The documentary opens and LL Cool J tells Nas that the atmosphere was dangerous. It was live, it was dangerous, it was before crack, but during the heroin epidemic. It was Jamaica Queens, in the late 70’s. Before Alpo and Paid in Full. It was just after the fall of the first major Kingpins like Frank Lucas and Nicky Barnes, who got himself caught when he decided to grace the face of The New York Times Magazine. The camera lets the cover sink in. Nicky Branes, gray suited against a white background. A black man next to red letters that said “‘Mr. Untouchable,” at the time it was unthinkable.
The Supreme Team were a crew that grew out of the Seven Crowns Gang. An attorney called their all encompassing operation in Baisley Houses a fief. A paid security van guarded the entrance, the back door was equally cut off, and the rooftops were regularly covered. Early members recount figures like 30k a day. Easily a multi-million dollar business being run out of the projects.

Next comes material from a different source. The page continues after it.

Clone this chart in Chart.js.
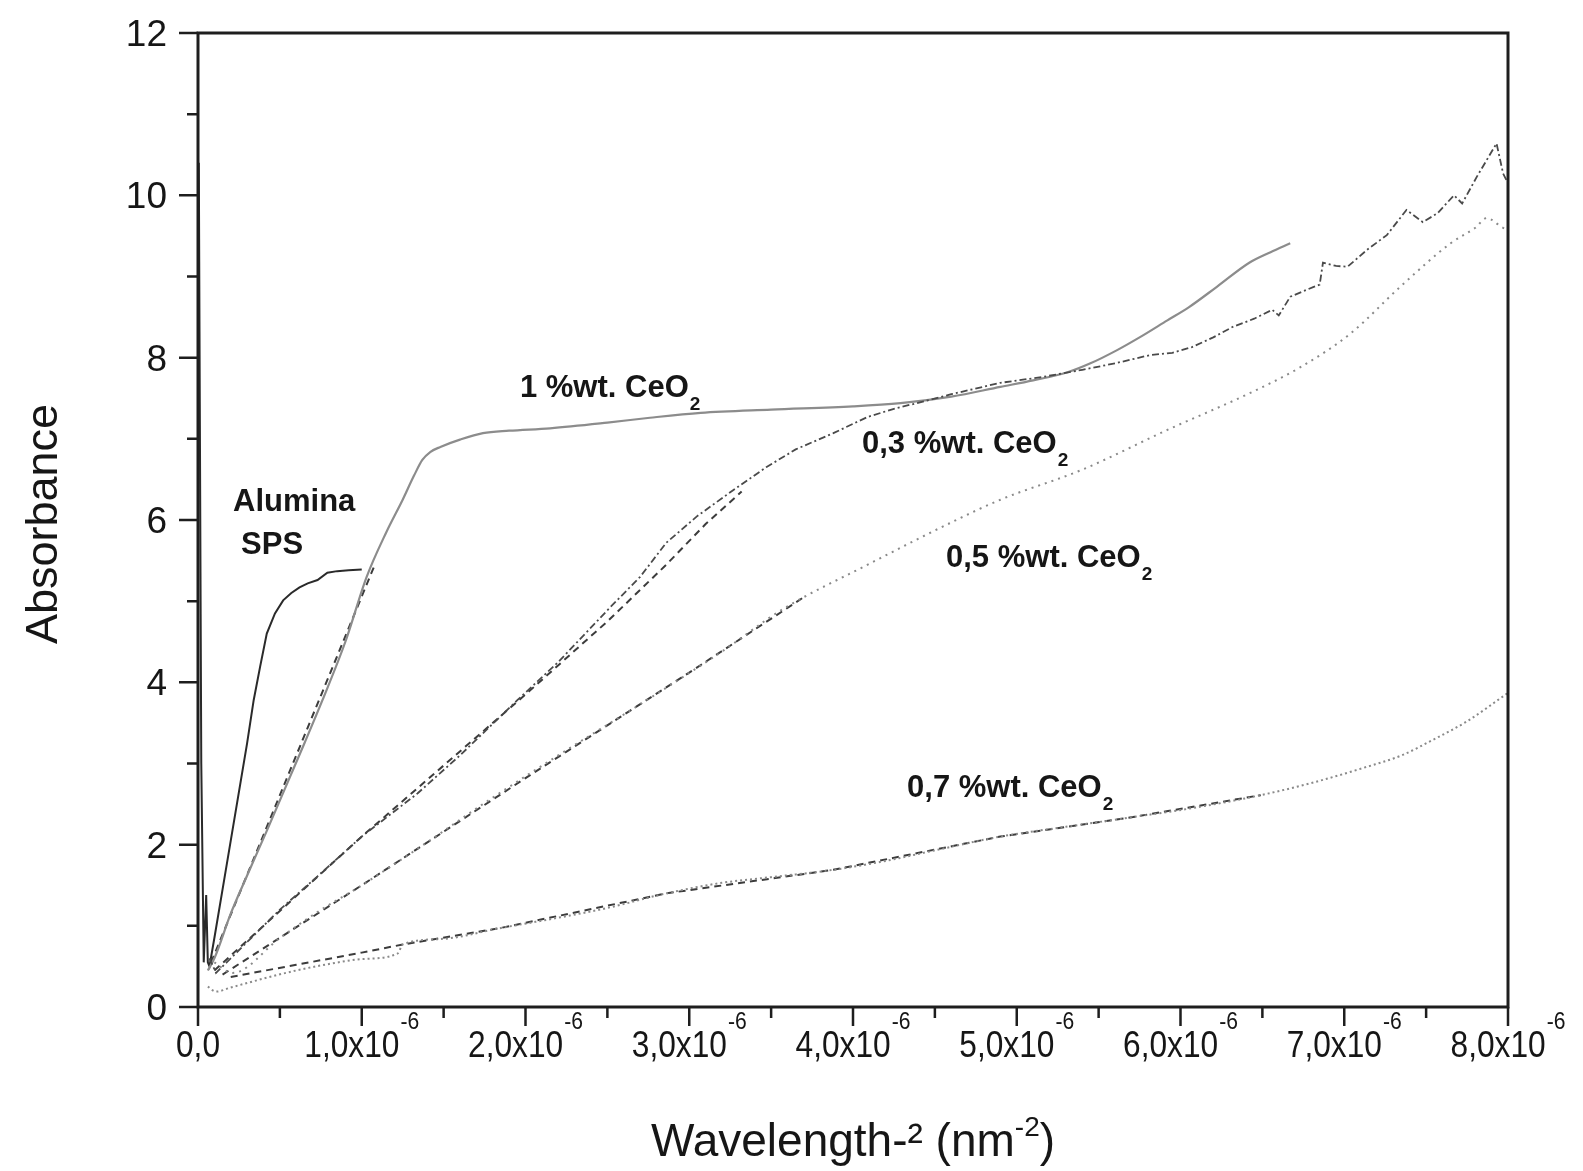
<!DOCTYPE html>
<html>
<head>
<meta charset="utf-8">
<script src="https://cdn.jsdelivr.net/npm/chart.js@4.4.1/dist/chart.umd.min.js"></script>
<style>
  html, body { margin: 0; padding: 0; background: #fff; }
  #wrap { width: 1583px; height: 1171px; }
</style>
</head>
<body>
<div id="wrap"><canvas id="chart" width="1583" height="1171"></canvas></div>
<script>
// x values are Wavelength^-2 in units of 1e-6 nm^-2
const aluminaX = [0.005, 0.02, 0.035, 0.05, 0.06, 0.07, 0.1, 0.15, 0.2, 0.25, 0.3, 0.34, 0.38, 0.42, 0.47, 0.52, 0.57, 0.62, 0.67, 0.73, 0.79, 0.85, 0.92, 1.0];
const aluminaY = [10.4, 3.0, 0.55, 1.38, 0.55, 0.5, 0.85, 1.45, 2.05, 2.65, 3.25, 3.78, 4.2, 4.6, 4.85, 5.01, 5.1, 5.17, 5.22, 5.26, 5.35, 5.37, 5.38, 5.39];

const onePctX = [0.06, 0.1, 0.2, 0.3, 0.42, 0.55, 0.65, 0.76, 0.9, 1.03, 1.15, 1.25, 1.32, 1.37, 1.42, 1.48, 1.6, 1.74, 1.9, 2.15, 2.5, 2.76, 3.07, 3.5, 4.0, 4.29, 4.6, 4.9, 5.1, 5.31, 5.45, 5.61, 5.75, 5.92, 6.05, 6.22, 6.42, 6.55, 6.67];
const onePctY = [0.45, 0.6, 1.15, 1.62, 2.17, 2.78, 3.25, 3.78, 4.5, 5.3, 5.85, 6.25, 6.55, 6.74, 6.84, 6.9, 6.99, 7.07, 7.1, 7.13, 7.2, 7.26, 7.32, 7.36, 7.4, 7.44, 7.52, 7.64, 7.72, 7.82, 7.93, 8.09, 8.25, 8.46, 8.62, 8.87, 9.17, 9.3, 9.41];

const p3X = [0.07, 0.11, 0.3, 0.5, 0.73, 1.0, 1.34, 1.6, 1.95, 2.2, 2.52, 2.7, 2.86, 3.05, 3.27, 3.47, 3.65, 3.88, 4.09, 4.25, 4.39, 4.6, 4.9, 5.15, 5.4, 5.6, 5.81, 5.95, 6.07, 6.2, 6.32, 6.45, 6.56, 6.6, 6.67, 6.81, 6.85, 6.87, 6.95, 7.02, 7.14, 7.26, 7.38, 7.48, 7.57, 7.67, 7.72, 7.81, 7.93, 7.97, 8.0];
const p3Y = [0.6, 0.42, 0.8, 1.2, 1.61, 2.1, 2.63, 3.1, 3.78, 4.25, 4.93, 5.3, 5.72, 6.05, 6.37, 6.65, 6.87, 7.07, 7.27, 7.37, 7.44, 7.55, 7.69, 7.76, 7.85, 7.93, 8.03, 8.06, 8.13, 8.25, 8.38, 8.48, 8.59, 8.52, 8.75, 8.87, 8.9, 9.17, 9.13, 9.12, 9.33, 9.51, 9.82, 9.67, 9.78, 10.0, 9.9, 10.23, 10.64, 10.27, 10.15];

const p5X = [0.1, 0.21, 0.5, 0.73, 1.0, 1.4, 1.74, 2.2, 2.74, 3.2, 3.57, 4.09, 4.59, 4.9, 5.4, 5.92, 6.42, 6.73, 7.04, 7.34, 7.65, 7.8, 7.87, 7.97, 8.0];
const p5Y = [0.55, 0.42, 0.85, 1.17, 1.5, 2.03, 2.5, 3.1, 3.78, 4.38, 4.9, 5.45, 5.96, 6.25, 6.62, 7.11, 7.56, 7.88, 8.3, 8.87, 9.41, 9.6, 9.72, 9.6, 9.58];

const p7X = [0.06, 0.11, 0.2, 0.4, 0.6, 0.8, 1.0, 1.22, 1.25, 1.5, 1.84, 2.2, 2.5, 2.86, 3.2, 3.5, 3.88, 4.2, 4.5, 4.9, 5.3, 5.71, 6.1, 6.49, 6.8, 7.14, 7.35, 7.54, 7.75, 8.0];
const p7Y = [0.25, 0.19, 0.24, 0.35, 0.45, 0.53, 0.59, 0.66, 0.77, 0.84, 0.97, 1.1, 1.22, 1.4, 1.53, 1.6, 1.69, 1.8, 1.93, 2.1, 2.22, 2.34, 2.46, 2.61, 2.76, 2.96, 3.1, 3.29, 3.52, 3.87];

// dashed linear fits overlaid on the start of each curve
const fit1X = [0.08, 0.6, 1.08];
const fit1Y = [0.55, 3.1, 5.45];
const fit3X = [0.1, 1.0, 2.0, 2.5, 2.86, 3.1, 3.32];
const fit3Y = [0.45, 2.1, 3.85, 4.75, 5.45, 5.95, 6.35];
const fit5X = [0.15, 1.0, 2.0, 3.0, 3.7];
const fit5Y = [0.4, 1.5, 2.82, 4.12, 5.05];
const fit7X = [0.2, 0.6, 1.0, 1.25, 1.84, 2.86, 3.88, 4.9, 5.71, 6.49];
const fit7Y = [0.37, 0.52, 0.67, 0.77, 0.97, 1.4, 1.69, 2.1, 2.34, 2.61];

const xTicks = [0, 1, 2, 3, 4, 5, 6, 7, 8];
const xTickMantissa = ['0,0', '1,0x10', '2,0x10', '3,0x10', '4,0x10', '5,0x10', '6,0x10', '7,0x10', '8,0x10'];
const xTickExponent = ['', '-6', '-6', '-6', '-6', '-6', '-6', '-6', '-6'];
const yTicks = [0, 2, 4, 6, 8, 10, 12];

const curveLabels = [
    { text: 'Alumina', sub: '', x: 0.214, y: 6.11 },
    { text: 'SPS', sub: '', x: 0.263, y: 5.58 },
    { text: '1 %wt. CeO', sub: '2', x: 1.966, y: 7.52 },
    { text: '0,3 %wt. CeO', sub: '2', x: 4.055, y: 6.83 },
    { text: '0,5 %wt. CeO', sub: '2', x: 4.568, y: 5.42 },
    { text: '0,7 %wt. CeO', sub: '2', x: 4.33, y: 2.59 }
];

const FONT = '"Liberation Sans", Arial, sans-serif';

function pts(xs, ys) {
    return xs.map((x, i) => ({ x: x, y: ys[i] }));
}

function line(data, color, width, dash, smooth) {
    return {
        data: data,
        showLine: true,
        borderColor: color,
        borderWidth: width,
        borderDash: dash,
        pointRadius: 0,
        fill: false,
        cubicInterpolationMode: smooth ? 'monotone' : 'default',
        tension: 0
    };
}

const framePlugin = {
    id: 'frame',
    afterDatasetsDraw(chart) {
        const { ctx, chartArea: a, scales: { x, y } } = chart;
        ctx.save();
        ctx.strokeStyle = '#1e1e1e';
        ctx.fillStyle = '#161616';
        ctx.lineWidth = 3;
        ctx.strokeRect(a.left, a.top, a.right - a.left, a.bottom - a.top);

        // outward ticks, minor ones between labels
        ctx.lineWidth = 2.5;
        ctx.beginPath();
        for (let v = 0; v <= 8; v += 0.5) {
            const px = x.getPixelForValue(v);
            const len = Number.isInteger(v) ? 19 : 11;
            ctx.moveTo(px, a.bottom);
            ctx.lineTo(px, a.bottom + len);
        }
        for (let v = 0; v <= 12; v += 1) {
            const py = y.getPixelForValue(v);
            const len = v % 2 === 0 ? 19 : 11;
            ctx.moveTo(a.left, py);
            ctx.lineTo(a.left - len, py);
        }
        ctx.stroke();

        // x tick labels with superscript exponent
        const squeeze = 0.88;
        xTicks.forEach((v, i) => {
            const px = x.getPixelForValue(v);
            ctx.font = '36px ' + FONT;
            const wm = ctx.measureText(xTickMantissa[i]).width * squeeze;
            ctx.font = '24px ' + FONT;
            const we = xTickExponent[i] ? ctx.measureText(xTickExponent[i]).width * squeeze + 1 : 0;
            const start = px - (wm + we) / 2;
            ctx.save();
            ctx.translate(start, a.bottom + 50);
            ctx.scale(squeeze, 1);
            ctx.font = '36px ' + FONT;
            ctx.textAlign = 'left';
            ctx.fillText(xTickMantissa[i], 0, 0);
            ctx.restore();
            if (xTickExponent[i]) {
                ctx.save();
                ctx.translate(start + wm + 1, a.bottom + 22);
                ctx.scale(squeeze, 1);
                ctx.font = '24px ' + FONT;
                ctx.fillText(xTickExponent[i], 0, 0);
                ctx.restore();
            }
        });

        // y tick labels
        ctx.font = '37px ' + FONT;
        ctx.textAlign = 'right';
        yTicks.forEach(v => {
            ctx.fillText(String(v), a.left - 31, y.getPixelForValue(v) + 13);
        });

        // axis titles
        ctx.save();
        ctx.translate(57, (a.top + a.bottom) / 2 + 4);
        ctx.rotate(-Math.PI / 2);
        ctx.font = '45px ' + FONT;
        ctx.textAlign = 'center';
        ctx.fillText('Absorbance', 0, 0);
        ctx.restore();

        const t1 = 'Wavelength-\u00B2 (nm';
        ctx.font = '46px ' + FONT;
        const w1 = ctx.measureText(t1).width;
        const w3 = ctx.measureText(')').width;
        ctx.font = '28px ' + FONT;
        const w2 = ctx.measureText('-2').width;
        let tx = (a.left + a.right) / 2 - (w1 + w2 + w3) / 2;
        const ty = a.bottom + 149;
        ctx.textAlign = 'left';
        ctx.font = '46px ' + FONT;
        ctx.fillText(t1, tx, ty);
        ctx.font = '28px ' + FONT;
        ctx.fillText('-2', tx + w1, ty - 20);
        ctx.font = '46px ' + FONT;
        ctx.fillText(')', tx + w1 + w2, ty);

        // curve labels
        curveLabels.forEach(l => {
            const lx = x.getPixelForValue(l.x);
            const ly = y.getPixelForValue(l.y);
            ctx.font = 'bold 31px ' + FONT;
            ctx.fillText(l.text, lx, ly);
            if (l.sub) {
                const w = ctx.measureText(l.text).width;
                ctx.font = 'bold 19px ' + FONT;
                ctx.fillText(l.sub, lx + w + 1, ly + 13);
            }
        });
        ctx.restore();
    }
};

new Chart(document.getElementById('chart'), {
    type: 'scatter',
    data: {
        datasets: [
            line(pts(p7X, p7Y), '#8a8a8a', 2, [2, 3], true),
            line(pts(p5X, p5Y), '#8a8a8a', 2, [2, 5], true),
            line(pts(p3X, p3Y), '#4a4a4a', 1.8, [7, 3, 2, 3], false),
            line(pts(onePctX, onePctY), '#8c8c8c', 2.2, [], true),
            line(pts(aluminaX, aluminaY), '#2a2a2a', 2, [], false),
            line(pts(fit1X, fit1Y), '#3c3c3c', 2, [7, 5], false),
            line(pts(fit3X, fit3Y), '#3c3c3c', 2, [7, 5], false),
            line(pts(fit5X, fit5Y), '#3c3c3c', 2, [7, 5], false),
            line(pts(fit7X, fit7Y), '#3c3c3c', 2, [7, 5], false)
        ]
    },
    options: {
        responsive: false,
        devicePixelRatio: 1,
        animation: false,
        layout: { padding: { left: 198, right: 75, top: 33, bottom: 164 } },
        plugins: { legend: { display: false }, tooltip: { enabled: false } },
        scales: {
            x: { type: 'linear', min: 0, max: 8, display: false },
            y: { type: 'linear', min: 0, max: 12, display: false }
        }
    },
    plugins: [framePlugin]
});
</script>
</body>
</html>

All the old Supreme Team parties look like borough-wide celebrations.
Nas and LL witnessed this at a young age, a dramatic experience with wealth. Although there are many poorer places, New York City is uniquely unequal. During the panel Nas said “rappers and street guys are cut from the same stuff.” In the doc LL said “they were just like rappers, with more pull, and more juice.” It makes me realize I grew up in a time without neighborhood heroes.
It’s empowering to celebrate, and history is guilty of ignoring black success, but did they really give more than they took? It’s a valid question, but never mentioned in the same breath as the corporate interests behind the United States’ forever wars. Who’s called a criminal and who’s called a company is usually decided by whichever has an army and a navy. In the history books most slave revolts were remembered as criminal endeavors. During the panel, after the screening, while most of the Supreme Team is dead or in jail, Nas says some of the Medellin Cartel bosses are free now.